Guidance on Using Incentive and Other Contract Types
When it comes to incentive contracts, the Director of Defense Procurement and Acquisition Policy (DPAP) has issued new April 2016 "Guidance on Using Incentive and Other Contract Types", which provides detailed information on the subject. According to the cover memo, “this guidance addresses in a comprehensive way the considerations our contracting an d acquisition professional should take into account when selecting and negotiating the most appropriate contract type for a given requirement.”
The DPAP Director goes on to remind readers that “incentive-type contracts are proven tools that enable the Department of Defense to achieve better acquisition outcomes in areas that are most important to our mission needs. They also are vehicles for DoD and industry to share equitably in cost savings or risks.”
Keep in mind, as the guidebook reiterates, “an incentive, which is a stimulus to a desired action, exists in every business arrangement. The effective application of incentives remains essential to building successful business arrangements that maximize value for all parties. DoD is committed to adopting incentive strategies that attract, motivate, and reward traditional and nontraditional contractors to ensure high performance.”
Additionally, it is important to also remember that “the profit motive is the essence of incentive contracting. Incentive contracts provide the opportunity for the contractor to realize increased profit for attaining cost, performance and/or schedule criteria. At the same time, negative incentives may be employed to motivate contractors to avoid reduced profitability when outcomes fall short of the Department’s desired levels. Incentive contracts should be structured to achieve desired objectives through reasonable and attainable targets that are clearly communicated to the contractor. When developing an incentive type contract, the team should consider factors other than profit/fee that will motivate a contractor to perform. Examples of these factors include follow-on business, growth, maintaining or retaining a production capability, and positive past performance information (collected via Contractor Performance Assessment Reports).”
Finally, in any business arrangement, both positive (e.g., “carrots”) and negative (e.g., “sticks”) incentives are available.
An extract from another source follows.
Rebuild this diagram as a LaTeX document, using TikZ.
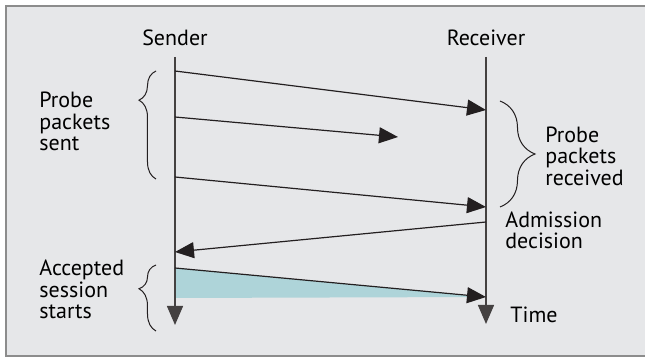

As the guidebook reminds us, “negative incentives are the counterpart of reward. The traditional method of applying positive (reward) incentives for cost under target and negative (penalty) incentives for cost over target in a cost-incentive-only contract has been the most widely applied incentive arrangement.”
The memo mentions two continuous learning modules currently in development entitled “Understanding Incentive and Other Contract Types” and “Advanced Issues in Incentive Contracting.” We will provide links to these when they deploy later this year. In the meantime, we also offer an ACQuipedia article entitled “Incentives - Motivating Achievement of Desired Product Support Outcomes", which not only discusses contract types, but incentivizing and motivating desired product support outcomes for both industry and government product support integrators (PSI) and product support providers (PSP).